Two new decisions from federal courts in Oregon demonstrate just how broad an insurance company’s contractual duty to defend its insured truly is. These decisions should be helpful to policyholders in fighting back against denials of coverage. Wrongful denials of defense are unfortunately common in Oregon, due to the absence of a meaningful bad faith remedy for most breaches of the duty to defend. But cases like these demonstrate that if an insured goes to court, more often than not the insured will win. That may dissuade some insurers from making the wrong decision when it comes to defending.
In the first case, Portland General Electric v. Liberty Mutual Ins. Co., the issue was whether it was appropriate for the court to read an underlying complaint as implying a fact, even though the complaint did not allege the fact directly. The court said “yes.”

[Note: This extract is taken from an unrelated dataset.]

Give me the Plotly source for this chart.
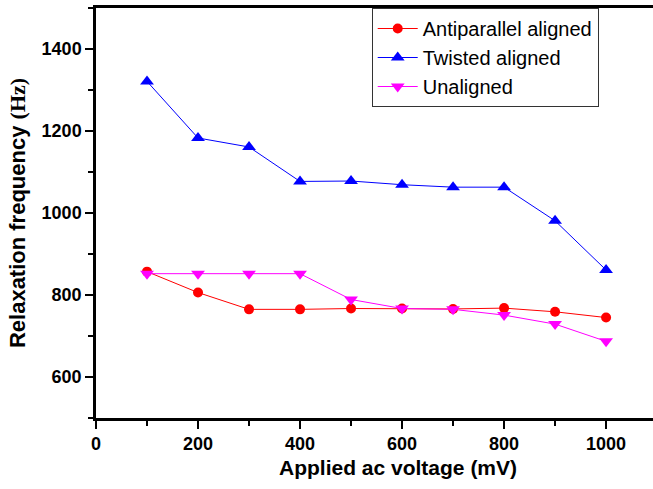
import plotly.graph_objects as go

voltage = [100, 200, 300, 400, 500, 600, 700, 800, 900, 1000]
antiparallel = [857, 806, 765, 765, 767, 767, 766, 768, 759, 745]
twisted = [1321, 1183, 1161, 1077, 1078, 1069, 1063, 1063, 981, 861]
unaligned = [852, 852, 852, 852, 789, 767, 765, 751, 729, 687]

names = ["Antiparallel aligned", "Twisted aligned", "Unaligned"]
series = [antiparallel, twisted, unaligned]
colors = ["#ff0000", "#0000ff", "#ff00ff"]
symbols = ["circle", "triangle-up", "triangle-down"]
sizes = [10, 12, 12]

fig = go.Figure()
for n, s, c, sym, sz in zip(names, series, colors, symbols, sizes):
    fig.add_trace(go.Scatter(
        x=voltage, y=s, name=n, mode="lines+markers",
        line=dict(color=c, width=1),
        marker=dict(symbol=sym, size=sz, color=c, line=dict(width=0)),
    ))

axis_font = dict(family="Liberation Sans, Arial", size=18, color="black", weight=700)

fig.update_layout(
    width=653, height=489,
    margin=dict(l=96, r=0, t=8, b=71),
    plot_bgcolor="white", paper_bgcolor="white",
    font=dict(family="Liberation Sans, Arial", color="black"),
    legend=dict(
        x=0.495, y=1.0, xanchor="left", yanchor="top",
        bgcolor="white", bordercolor="#333333", borderwidth=1,
        font=dict(family="Liberation Sans, Arial", size=20, color="black"),
        tracegroupgap=0, itemwidth=40,
    ),
    xaxis=dict(
        range=[0, 1092], showgrid=False, zeroline=False,
        showline=True, linecolor="black", linewidth=2.5, mirror=True,
        ticks="outside", ticklen=8, tickwidth=2, tickcolor="black",
        tick0=0, dtick=200, tickfont=axis_font, ticklabelstandoff=0,
        minor=dict(ticks="outside", ticklen=5, tickwidth=2, tickcolor="black", dtick=100, tick0=0),
    ),
    yaxis=dict(
        range=[500, 1500], showgrid=False, zeroline=False,
        showline=True, linecolor="black", linewidth=2.5, mirror=False,
        ticks="outside", ticklen=8, tickwidth=2, tickcolor="black",
        tick0=600, dtick=200, tickfont=axis_font,
        minor=dict(ticks="outside", ticklen=5, tickwidth=2, tickcolor="black", dtick=100, tick0=500),
        title=dict(text="<b>Relaxation frequency <span style=\"font-family:'Liberation Serif', 'Times New Roman'\">(Hz)</span></b>",
                   font=dict(family="Liberation Sans, Arial", size=22, color="black"), standoff=10),
    ),
    annotations=[dict(
        text="<b>Applied ac voltage (mV)</b>", xref="paper", yref="paper",
        x=(398 - 96) / 557, y=-(467 - 418) / 410, xanchor="center", yanchor="middle",
        showarrow=False, font=dict(family="Liberation Sans, Arial", size=21, color="black"),
    )],
)

fig.write_html("out.html")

Portland General hired a contractor to work on some of its equipment. The contractor was required to add Portland General as an “additional insured” on its liability policy. When one of the contractor’s employees was injured on the job, he sued Portland General. (He could not sue his employer, the contractor, because of the workers-compensation exclusive-remedy bar). Portland General demanded that the contractor’s insurer, Liberty Mutual, provide it with a defense. Liberty Mutual refused, citing Oregon’s anti-indemnity statute. To put it in simple terms, because of the anti-indemnity statute Liberty Mutual could not insure Portland General for Portland General’s own negligence. However, Liberty Mutual could provide coverage to the extent that Portland General were being held liable for the contractor’s negligence. But the employee’s lawsuit didn’t say anything about the contractor being negligent, making it appear (at least to Liberty Mutual) that Portland General was being sued only for its own negligence.
However, there were allegations in the complaint that some of the equipment chosen for the job was improper, and that clothing worn by the employee also contributed to the accident. The complaint didn’t say who provided the equipment or the clothing. The court found that even though only Portland General was sued, and the complaint never mentioned the contractor, it was reasonable to infer that the contractor could have provided those items, and therefore that the contractor was at least somewhat negligent. Because the complaint did not allege only negligence by Portland General, and alleged by implication some negligence by the contractor, the insurer had a duty to defend.
In the second case, Norgren v. Mutual of Enumclaw, District Court Judge Michael Simon took the unusual step of rejecting the recommendation of a Magistrate Judge (Judge Stacie Beckerman), who had ruled in favor of the insurer. Judge Beckerman held that the insurer had no duty to defend a homeowner against a suit alleging that the homeowner’s son assaulted another child, finding that the “intentional acts” exclusion applied to all of the claims against the insured, even to a claim entitled “negligent infliction of emotional distress,” because the specific facts alleged all included some element of intent to act. Judge Simon pointed out, however, that the complaint made other allegations that could be interpreted as alleging mere negligence – even though those allegations were conclusory, and more legal contention than statements of fact. Judge Simon therefore found a duty to defend.
These two decisions take the famous phrase from Ledford v. Gutoski that in Oregon “any ambiguity in the complaint… is resolved in favor of coverage” and put it into action. They exemplify the correct approach to Oregon duty to defend questions, which is to scour the complaint for potentially covered claims, rather than generalize about the allegations. In each case the court rigorously analyzed every contention in the complaints, and resolved every ambiguity in favor of a defense obligation. It can only be hoped that these two new rulings will help insurers understand that they take a considerable chance if they deny a defense, and that the better course, whenever there is any doubt, is to comply with their contractual defense obligations.